Xia Ye, Gao Qing-Ming, Yu Keshun, Lapchyk Ludmila, Navarre DuRoy, Hildebrand David, Kachroo Aardra, Kachroo Pradeep
Department of Plant Pathology, University of Kentucky, Lexington, KY 40546, USA.
Cell Host Microbe. 2009 Feb 19;5(2):151-65. doi: 10.1016/j.chom.2009.01.001.

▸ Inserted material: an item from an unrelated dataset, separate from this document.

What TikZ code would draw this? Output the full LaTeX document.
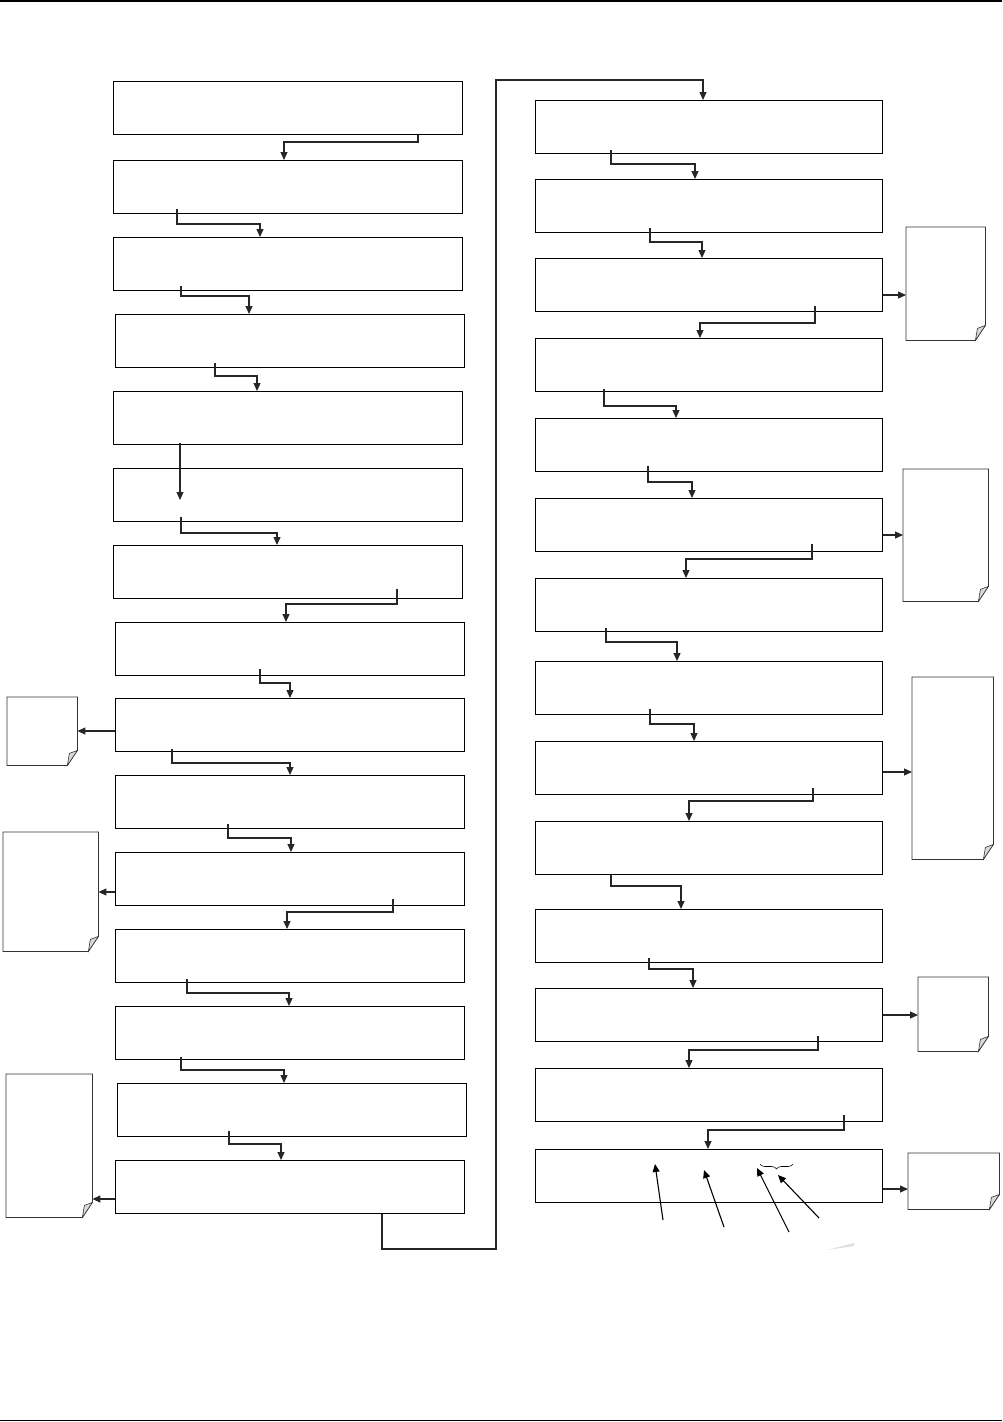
\documentclass[tikz,border=0pt]{standalone}
\usetikzlibrary{arrows.meta,decorations.pathreplacing}

\begin{document}
\begin{tikzpicture}[
  x=1pt, y=-1pt,
  >={Triangle[length=8pt,width=7pt]},
  box/.style={draw, line width=1pt, anchor=north west, inner sep=0pt,
              minimum width=349pt, minimum height=53pt},
  rbox/.style={box, minimum width=347pt},
  page/.style={anchor=north west, inner sep=0pt, draw=none},
  flow/.style={->, line width=1.2pt, black!85},
  ptr/.style={->, line width=1.1pt, black},
  rule/.style={line width=1.5pt},
]
\useasboundingbox (0,0) rectangle (1002,1422);

% ---- page rules ----
\draw[rule] (0,1) -- (1002,1);
\draw[rule] (0,1420.5) -- (1002,1420.5);

% ---- left column ----
\node[box] (l1) at (113,81) {};
\node[box] (l2) at (113,160) {};
\node[box] (l3) at (113,237) {};
\node[box] (l4) at (115,314) {};
\node[box] (l5) at (113,391) {};
\node[box] (l6) at (113,468) {};
\node[box] (l7) at (113,545) {};
\node[box] (l8) at (115,622) {};
\node[box] (l9) at (115,698) {};
\node[box] (l10) at (115,775) {};
\node[box] (l11) at (115,852) {};
\node[box] (l12) at (115,929) {};
\node[box] (l13) at (115,1006) {};
\node[box] (l14) at (117,1083) {};
\node[box] (l15) at (115,1160) {};

% ---- right column ----
\node[rbox] (r1) at (535,100) {};
\node[rbox] (r2) at (535,179) {};
\node[rbox] (r3) at (535,258) {};
\node[rbox] (r4) at (535,338) {};
\node[rbox] (r5) at (535,418) {};
\node[rbox] (r6) at (535,498) {};
\node[rbox] (r7) at (535,578) {};
\node[rbox] (r8) at (535,661) {};
\node[rbox] (r9) at (535,741) {};
\node[rbox] (r10) at (535,821) {};
\node[rbox] (r11) at (535,909) {};
\node[rbox] (r12) at (535,988) {};
\node[rbox] (r13) at (535,1068) {};
\node[rbox] (r14) at (535,1149) {};

% ---- side pages ----
\node[page, minimum width=70pt, minimum height=68pt] (d1) at (7,697) {};
\node[page, minimum width=95pt, minimum height=119pt] (d2) at (3,832) {};
\node[page, minimum width=86pt, minimum height=143pt] (d3) at (6,1074) {};
\node[page, minimum width=79pt, minimum height=113pt] (d4) at (906,227) {};
\node[page, minimum width=85pt, minimum height=132pt] (d5) at (903,469) {};
\node[page, minimum width=81pt, minimum height=182pt] (d6) at (912,677) {};
\node[page, minimum width=70pt, minimum height=74pt] (d7) at (918,977) {};
\node[page, minimum width=91pt, minimum height=56pt] (d8) at (908,1153) {};

\foreach \d in {d1,d2,d3,d4,d5,d6,d7,d8}{
  \draw[line width=0.8pt, black!80] (\d.north west) -- (\d.north east)
    -- ([yshift=15pt]\d.south east) -- ([xshift=-10pt]\d.south east)
    -- (\d.south west) -- cycle;
  \filldraw[fill=gray!30, draw=black!80, line width=0.6pt]
    ([yshift=15pt]\d.south east) -- ([xshift=-10pt]\d.south east)
    -- ([xshift=-8pt,yshift=12pt]\d.south east) -- cycle;
}

% ---- left flow ----
\draw[flow] ([xshift=305pt]l1.south west) -- ++(0,7) -| ([xshift=171pt]l2.north west);
\draw[flow] ([xshift=64pt,yshift=5pt]l2.south west) -- ++(0,15) -| ([xshift=147pt]l3.north west);
\draw[flow] ([xshift=68pt,yshift=5pt]l3.south west) -- ++(0,10) -| ([xshift=134pt]l4.north west);
\draw[flow] ([xshift=100pt,yshift=5pt]l4.south west) -- ++(0,13) -| ([xshift=144pt]l5.north west);
\draw[flow] ([xshift=67pt,yshift=2pt]l5.south west) -- ([xshift=67pt,yshift=-32pt]l6.north west);
\draw[flow] ([xshift=68pt,yshift=5pt]l6.south west) -- ++(0,16) -| ([xshift=164pt]l7.north west);
\draw[flow] ([xshift=284pt,yshift=10pt]l7.south west) -- ++(0,15) -| ([xshift=171pt]l8.north west);
\draw[flow] ([xshift=145pt,yshift=7pt]l8.south west) -- ++(0,14) -| ([xshift=175pt]l9.north west);
\draw[flow] ([xshift=57pt,yshift=3pt]l9.south west) -- ++(0,14) -| ([xshift=175pt]l10.north west);
\draw[flow] ([xshift=113pt,yshift=5pt]l10.south west) -- ++(0,14) -| ([xshift=176pt]l11.north west);
\draw[flow] ([xshift=278pt,yshift=7pt]l11.south west) -- ++(0,13) -| ([xshift=172pt]l12.north west);
\draw[flow] ([xshift=72pt,yshift=4pt]l12.south west) -- ++(0,14) -| ([xshift=174pt]l13.north west);
\draw[flow] ([xshift=66pt,yshift=3pt]l13.south west) -- ++(0,13) -| ([xshift=167pt]l14.north west);
\draw[flow] ([xshift=112pt,yshift=6pt]l14.south west) -- ++(0,13) -| ([xshift=166pt]l15.north west);

% ---- crossover to right column ----
\draw[flow] ([xshift=267pt]l15.south west) -- ++(0,35)
  -| ([xshift=-39pt,yshift=20pt]r1.north west) -| ([xshift=168pt]r1.north west);

% ---- right flow ----
\draw[flow] ([xshift=76pt,yshift=4pt]r1.south west) -- ++(0,14) -| ([xshift=160pt]r2.north west);
\draw[flow] ([xshift=115pt,yshift=5pt]r2.south west) -- ++(0,14) -| ([xshift=167pt]r3.north west);
\draw[flow] ([xshift=280pt,yshift=6pt]r3.south west) -- ++(0,17) -| ([xshift=165pt]r4.north west);
\draw[flow] ([xshift=69pt,yshift=3pt]r4.south west) -- ++(0,17) -| ([xshift=141pt]r5.north west);
\draw[flow] ([xshift=113pt,yshift=6pt]r5.south west) -- ++(0,16) -| ([xshift=157pt]r6.north west);
\draw[flow] ([xshift=277pt,yshift=8pt]r6.south west) -- ++(0,15) -| ([xshift=151pt]r7.north west);
\draw[flow] ([xshift=71pt,yshift=4pt]r7.south west) -- ++(0,14) -| ([xshift=142pt]r8.north west);
\draw[flow] ([xshift=115pt,yshift=6pt]r8.south west) -- ++(0,15) -| ([xshift=159pt]r9.north west);
\draw[flow] ([xshift=278pt,yshift=7pt]r9.south west) -- ++(0,13) -| ([xshift=154pt]r10.north west);
\draw[flow] ([xshift=76pt]r10.south west) -- ++(0,11) -| ([xshift=146pt]r11.north west);
\draw[flow] ([xshift=114pt,yshift=5pt]r11.south west) -- ++(0,11) -| ([xshift=158pt]r12.north west);
\draw[flow] ([xshift=283pt,yshift=6pt]r12.south west) -- ++(0,14) -| ([xshift=154pt]r13.north west);
\draw[flow] ([xshift=309pt,yshift=7pt]r13.south west) -- ++(0,15) -| ([xshift=173pt]r14.north west);

% ---- arrows to pages ----
\draw[flow] ([yshift=-6pt]l9.west) -- ([yshift=-6pt]l9.west -| d1.east);
\draw[flow] ([yshift=-13pt]l11.west) -- ([yshift=-13pt]l11.west -| d2.east);
\draw[flow] ([yshift=-12pt]l15.west) -- ([yshift=-12pt]l15.west -| d3.east);
\draw[flow] ([yshift=-10pt]r3.east) -- ([yshift=-10pt]r3.east -| d4.west);
\draw[flow] ([yshift=-10pt]r6.east) -- ([yshift=-10pt]r6.east -| d5.west);
\draw[flow] ([yshift=-4pt]r9.east) -- ([yshift=-4pt]r9.east -| d6.west);
\draw[flow] (r12.east) -- (r12.east -| d7.west);
\draw[flow] ([yshift=-13pt]r14.east) -- ([yshift=-13pt]r14.east -| d8.west);

% ---- pointers into last box ----
\coordinate (p1) at (663,1220);
\coordinate (p2) at (724,1227);
\coordinate (p3) at (789,1232);
\coordinate (p4) at (819,1218);
\coordinate (q1) at (655,1164);
\coordinate (q2) at (704,1170);
\coordinate (q3) at (757,1168);
\coordinate (q4) at (778,1175);
\draw[ptr] (p1) -- (q1);
\draw[ptr] (p2) -- (q2);
\draw[ptr] (p3) -- (q3);
\draw[ptr] (p4) -- (q4);
\draw[line width=0.6pt, decorate, decoration={brace, mirror, amplitude=5pt}]
  (760,1164) -- (793,1164);
\fill[gray!25] (827,1250) -- (854,1243) -- (854,1246) -- cycle;
\end{tikzpicture}
\end{document}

Systemic acquired resistance (SAR), initiated by a plant upon recognition of microbial effectors, involves generation of a mobile signal at the primary infection site, which translocates to and activates defense responses in distal tissues via unknown mechanism(s). We find that an acyl carrier protein, ACP4, is required to perceive the mobile SAR signal in distal tissues of Arabidopsis. Although acp4 plants generated the mobile signal, they failed to induce the systemic immunity response. Defective SAR in acp4 plants was not due to impairment in salicylic acid (SA)-, methyl SA-, or jasmonic acid-mediated plant hormone signaling pathways but was associated with the impaired cuticle of acp4 leaves. Other cuticle-impairing genetic mutations or physical removal of the cuticle also compromised SAR. This cuticular requirement was relevant only during mobile signal generation and its translocation to distal tissues. Collectively, these data suggest an active role for the plant cuticle in SAR-related molecular signaling.
系统获得性抗性(SAR)是植物在识别微生物效应子时启动的,它涉及在初次感染部位产生一种可移动信号,该信号通过未知机制转移到远端组织并激活其中的防御反应。我们发现,一种酰基载体蛋白ACP4是拟南芥远端组织中感知可移动SAR信号所必需的。尽管acp4植株产生了可移动信号,但它们未能诱导系统免疫反应。acp4植株中SAR缺陷并非由于水杨酸(SA)、甲基水杨酸或茉莉酸介导的植物激素信号通路受损,而是与acp4叶片角质层受损有关。其他导致角质层受损的基因突变或角质层的物理去除也会损害SAR。这种对角质层的需求仅在可移动信号产生及其向远端组织转移期间才相关。总体而言,这些数据表明植物角质层在与SAR相关的分子信号传导中发挥着积极作用。